The summit of Mauna Kea stands behind the uprights of an ancient ahu or shrine.
I walk a short distance from the road looking for a vantage point to set up a camera and note three different offerings within a minute, you can do this at any random spot with a good view along the summit road. They are everywhere, old leis pinned underneath rocks, the remains of little bags filled with shells and coral, ti leave bundles bleached nearly white by the weather.
Out of respect I leave them alone, as does most everyone who spends time on the mountain. They are never in my way, I just note them and move on. But what can you do about these offerings when they begin to be an issue for the environment?
Previously the rate of offerings was fairly sedate, their appearance uncommon but steady. At the summit, at Lake Waiau, at out of the way ahu that few ever notice. Since the TMT controversy started the rate of offerings appearing on the mountain has multiplied tremendously.
In the lowlands, the forest, the seashores, offerings like these would quickly return to the earth from which they were created. The natural process of decay ensuring that the materials are cycled back into nature.
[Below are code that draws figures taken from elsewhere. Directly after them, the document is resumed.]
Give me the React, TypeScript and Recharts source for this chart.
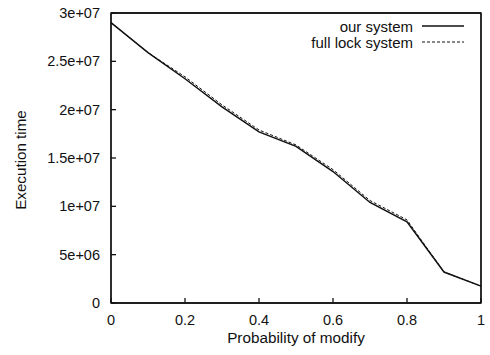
import { Line, LineChart, ReferenceArea, XAxis, YAxis } from "recharts";

const PROBABILITY = [0, 0.1, 0.2, 0.3, 0.4, 0.5, 0.6, 0.7, 0.8, 0.9, 1];
const OUR_SYSTEM = [2.9e7, 2.59e7, 2.32e7, 2.03e7, 1.77e7, 1.62e7, 1.36e7, 1.04e7, 8.4e6, 3.2e6, 1.75e6];
const FULL_LOCK = [2.9e7, 2.59e7, 2.34e7, 2.05e7, 1.79e7, 1.635e7, 1.38e7, 1.06e7, 8.6e6, 3.2e6, 1.75e6];

const X_TICKS = [0, 0.2, 0.4, 0.6, 0.8, 1];
const Y_TICKS = [0, 5e6, 1e7, 1.5e7, 2e7, 2.5e7, 3e7];
const Y_TICK_LABELS = ["0", "5e+06", "1e+07", "1.5e+07", "2e+07", "2.5e+07", "3e+07"];
const LEGEND = [
  { name: "our system", width: 1.5, dash: undefined },
  { name: "full lock system", width: 1, dash: "3 2" },
];

const data = PROBABILITY.map((p, i) => ({ p, our: OUR_SYSTEM[i], full: FULL_LOCK[i] }));

const FONT = "'Liberation Sans', Arial, Helvetica, sans-serif";
const INK = "#111";

export default function App() {
  const tickStyle = { fill: INK, fontSize: 14.5, fontFamily: FONT };
  return (
    <div style={{ position: "absolute", left: 0, top: 0, width: 490, height: 355, background: "#fff" }}>
      <LineChart width={490} height={355} data={data} margin={{ top: 10, right: 6, left: 0, bottom: 0 }}>
        <XAxis
          dataKey="p"
          type="number"
          domain={[0, 1]}
          ticks={X_TICKS}
          height={52}
          tickSize={-5}
          tickMargin={17}
          tick={tickStyle}
          stroke={INK}
          strokeWidth={1.3}
        />
        <XAxis
          xAxisId="top"
          dataKey="p"
          type="number"
          orientation="top"
          domain={[0, 1]}
          ticks={X_TICKS}
          height={3}
          tick={false}
          tickLine={false}
          stroke={INK}
          strokeWidth={1.3}
        />
        <YAxis
          type="number"
          domain={[0, 3e7]}
          ticks={Y_TICKS}
          width={111}
          tickSize={-5}
          tickMargin={16}
          tick={tickStyle}
          tickFormatter={(v: number) => Y_TICK_LABELS[Y_TICKS.indexOf(v)] ?? String(v)}
          stroke={INK}
          strokeWidth={1.3}
        />
        <YAxis
          yAxisId="right"
          type="number"
          orientation="right"
          domain={[0, 3e7]}
          ticks={Y_TICKS}
          width={3}
          tick={false}
          tickLine={false}
          stroke={INK}
          strokeWidth={1.3}
        />
        <ReferenceArea
          x1={0}
          x2={1}
          y1={0}
          y2={3e7}
          fill="#ffffff"
          fillOpacity={0}
          stroke={INK}
          strokeWidth={1.3}
          ifOverflow="visible"
        />
        <Line dataKey="our" name="our system" stroke={INK} strokeWidth={1.5} dot={false} isAnimationActive={false} />
        <Line
          dataKey="full"
          name="full lock system"
          xAxisId="top"
          yAxisId="right"
          stroke={INK}
          strokeWidth={1}
          strokeDasharray="3 2"
          dot={false}
          isAnimationActive={false}
        />
      </LineChart>
      <svg
        width={490}
        height={355}
        style={{ position: "absolute", left: 0, top: 0, pointerEvents: "none" }}
      >
        <text x={296} y={343} textAnchor="middle" fontFamily={FONT} fontSize={15.3} fill={INK}>
          Probability of modify
        </text>
        <text
          x={20}
          y={160}
          transform="rotate(-90, 20, 160)"
          textAnchor="middle"
          dominantBaseline="central"
          fontFamily={FONT}
          fontSize={15.2}
          fill={INK}
        >
          Execution time
        </text>
        {LEGEND.map((item, i) => {
          const y = 26 + i * 16;
          return (
            <g key={item.name}>
              <text x={413} y={y + 5.5} textAnchor="end" fontFamily={FONT} fontSize={15} fill={INK}>
                {item.name}
              </text>
              <line x1={422} x2={464} y1={y} y2={y} stroke={INK} strokeWidth={item.width} strokeDasharray={item.dash} />
            </g>
          );
        })}
      </svg>
    </div>
  );
}
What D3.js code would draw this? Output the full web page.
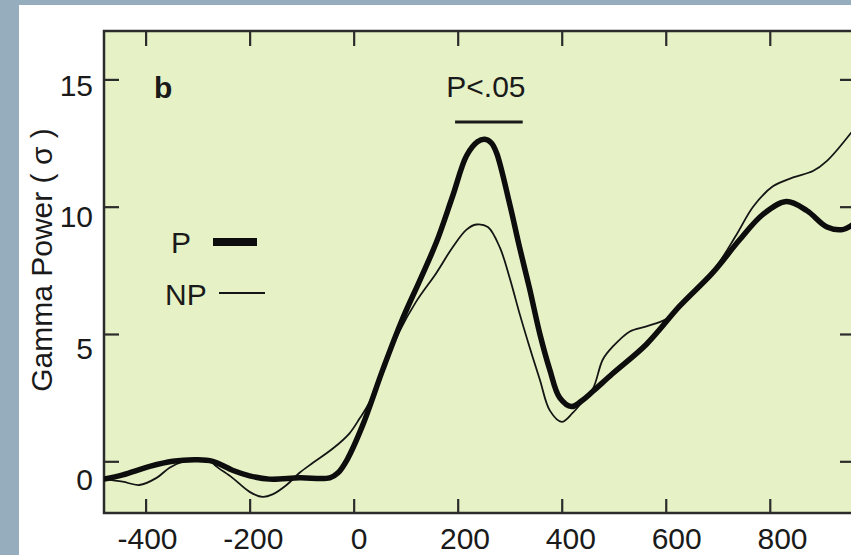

The summit of Mauna Kea is different, the very dry environment preserving plant materials for years or decades. Other offerings include materials that do not break down so readily, shell, coral and cloth can persist for a very long time.
Is there a correct way for a cultural practitioner to remove offerings from an area? Is there someone who can be tasked to do this? Many other religions include rules for handling offerings left at shrines or altars, if only to make way for further offerings to be left. Is there no choice but to leave them in place?